Without the pictures, print the lines running from the beginning of the material to the line containing "const sansBold = 'Liberation", both ends included.

● Data extract:

====================

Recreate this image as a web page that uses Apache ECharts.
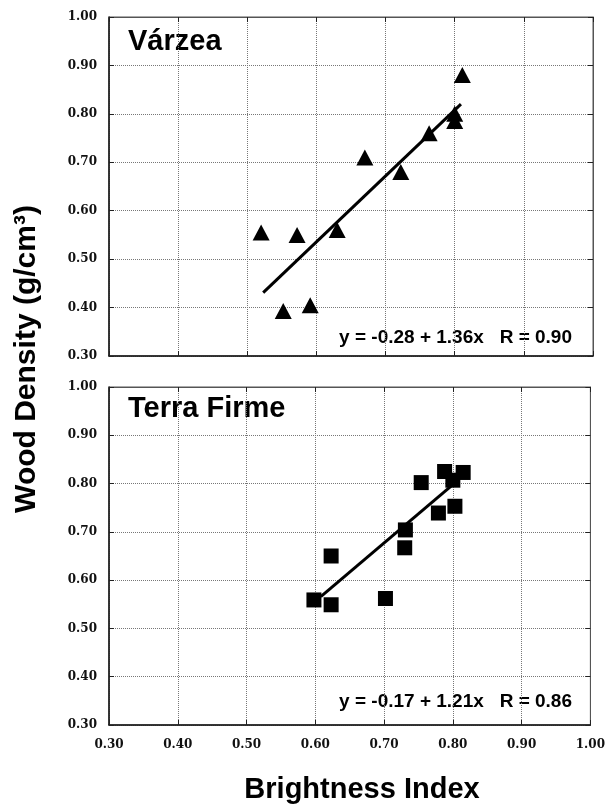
<!DOCTYPE html>
<html>
<head>
<meta charset="utf-8">
<script src="https://cdn.jsdelivr.net/npm/echarts@6/dist/echarts.min.js"></script>
<style>
  html, body { margin: 0; padding: 0; background: #fff; }
  #chart { width: 608px; height: 807px; }
</style>
</head>
<body>
<div id="chart"></div>
<script>
// axis ticks (both panels share the same range)
const tickMin = 0.3;
const tickMax = 1.0;
const tickStep = 0.1;

// Várzea panel
const varzeaX = [0.52, 0.572, 0.552, 0.591, 0.63, 0.67, 0.722, 0.763, 0.80, 0.80, 0.811];
const varzeaY = [0.555, 0.55, 0.393, 0.405, 0.56, 0.71, 0.68, 0.76, 0.80, 0.785, 0.88];
const varzeaFit = [[0.523, 0.431], [0.809, 0.82]];
const varzeaEq = 'y = -0.28 + 1.36x   R = 0.90';

// Terra Firme panel
const terraX = [0.598, 0.623, 0.623, 0.702, 0.731, 0.73, 0.754, 0.779, 0.788, 0.803, 0.80, 0.815];
const terraY = [0.559, 0.549, 0.65, 0.562, 0.704, 0.667, 0.802, 0.739, 0.825, 0.753, 0.807, 0.823];
const terraFit = [[0.608, 0.566], [0.80, 0.798]];
const terraEq = 'y = -0.17 + 1.21x   R = 0.86';

const pairs = (xs, ys) => xs.map((x, i) => [x, ys[i]]);

const tickFont = {
    fontFamily: 'DejaVu Serif',
    fontWeight: 'bold',
    fontSize: 12,
    color: '#111'
};
const sansBold = 'Liberation Sans, Arial, sans-serif';

function valueAxis(grid, pos, showLabels, showGrid) {
    let main = (pos == 'left' || pos == 'bottom');
    return {
        type: 'value',
        gridIndex: grid,
        position: pos,
        min: tickMin,
        max: tickMax,
        interval: tickStep,
        axisLine: { show: true, onZero: false, lineStyle: { color: main ? '#111' : '#555', width: main ? 1.5 : 1 } },
        axisTick: { show: true, inside: true, length: 5, lineStyle: { color: '#222' } },
        axisLabel: Object.assign({
            show: showLabels,
            margin: pos == 'bottom' ? 14 : 12,
            formatter: v => v.toFixed(2)
        }, tickFont),
        splitLine: { show: showGrid, lineStyle: { type: 'dotted', color: '#777', width: 1 } }
    };
}

let chart = echarts.init(document.getElementById('chart'));
chart.setOption({
    animation: false,
    backgroundColor: '#fff',
    grid: [
        { left: 109, top: 17, width: 484, height: 339, show: true, borderColor: '#555', borderWidth: 1 },
        { left: 109, top: 387, width: 484, height: 338, show: true, borderColor: '#555', borderWidth: 1 }
    ],
    xAxis: [
        valueAxis(0, 'bottom', false, true),
        valueAxis(1, 'bottom', true, true),
        valueAxis(0, 'top', false, false),
        valueAxis(1, 'top', false, false)
    ],
    yAxis: [
        valueAxis(0, 'left', true, true),
        valueAxis(1, 'left', true, true),
        valueAxis(0, 'right', false, false),
        valueAxis(1, 'right', false, false)
    ],
    series: [
        {
            name: 'Várzea',
            type: 'scatter',
            xAxisIndex: 0, yAxisIndex: 0,
            symbol: 'triangle',
            symbolSize: [17, 16],
            itemStyle: { color: '#000', opacity: 1 },
            data: pairs(varzeaX, varzeaY)
        },
        {
            type: 'line',
            xAxisIndex: 0, yAxisIndex: 0,
            showSymbol: false,
            lineStyle: { color: '#000', width: 3 },
            data: varzeaFit
        },
        {
            name: 'Terra Firme',
            type: 'scatter',
            xAxisIndex: 1, yAxisIndex: 1,
            symbol: 'rect',
            symbolSize: 15,
            itemStyle: { color: '#000', opacity: 1 },
            data: pairs(terraX, terraY)
        },
        {
            type: 'line',
            xAxisIndex: 1, yAxisIndex: 1,
            showSymbol: false,
            lineStyle: { color: '#000', width: 3 },
            data: terraFit
        }
    ],
    graphic: [
        { type: 'text', left: 128, top: 27, style: { text: 'Várzea', font: 'bold 29px ' + sansBold, fill: '#000' } },
        { type: 'text', left: 128, top: 394, style: { text: 'Terra Firme', font: 'bold 29px ' + sansBold, fill: '#000' } },
        { type: 'text', x: 572, y: 338, style: { text: varzeaEq, font: 'bold 19px ' + sansBold, fill: '#000', textAlign: 'right', textVerticalAlign: 'middle' } },
        { type: 'text', x: 572, y: 702, style: { text: terraEq, font: 'bold 19px ' + sansBold, fill: '#000', textAlign: 'right', textVerticalAlign: 'middle' } },
        { type: 'text', x: 27, y: 359, rotation: Math.PI / 2, style: { text: 'Wood Density (g/cm³)', font: 'bold 30px ' + sansBold, fill: '#000', textAlign: 'center', textVerticalAlign: 'middle' } },
        { type: 'text', x: 362, y: 790, style: { text: 'Brightness Index', font: 'bold 29px ' + sansBold, fill: '#000', textAlign: 'center', textVerticalAlign: 'middle' } }
    ]
});
</script>
</body>
</html>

====================

● Answer below:
Recreate this image as a web page that uses Apache ECharts.
<!DOCTYPE html>
<html>
<head>
<meta charset="utf-8">
<script src="https://cdn.jsdelivr.net/npm/echarts@6/dist/echarts.min.js"></script>
<style>
  html, body { margin: 0; padding: 0; background: #fff; }
  #chart { width: 608px; height: 807px; }
</style>
</head>
<body>
<div id="chart"></div>
<script>
// axis ticks (both panels share the same range)
const tickMin = 0.3;
const tickMax = 1.0;
const tickStep = 0.1;

// Várzea panel
const varzeaX = [0.52, 0.572, 0.552, 0.591, 0.63, 0.67, 0.722, 0.763, 0.80, 0.80, 0.811];
const varzeaY = [0.555, 0.55, 0.393, 0.405, 0.56, 0.71, 0.68, 0.76, 0.80, 0.785, 0.88];
const varzeaFit = [[0.523, 0.431], [0.809, 0.82]];
const varzeaEq = 'y = -0.28 + 1.36x   R = 0.90';

// Terra Firme panel
const terraX = [0.598, 0.623, 0.623, 0.702, 0.731, 0.73, 0.754, 0.779, 0.788, 0.803, 0.80, 0.815];
const terraY = [0.559, 0.549, 0.65, 0.562, 0.704, 0.667, 0.802, 0.739, 0.825, 0.753, 0.807, 0.823];
const terraFit = [[0.608, 0.566], [0.80, 0.798]];
const terraEq = 'y = -0.17 + 1.21x   R = 0.86';

const pairs = (xs, ys) => xs.map((x, i) => [x, ys[i]]);

const tickFont = {
    fontFamily: 'DejaVu Serif',
    fontWeight: 'bold',
    fontSize: 12,
    color: '#111'
};
const sansBold = 'Liberation Sans, Arial, sans-serif';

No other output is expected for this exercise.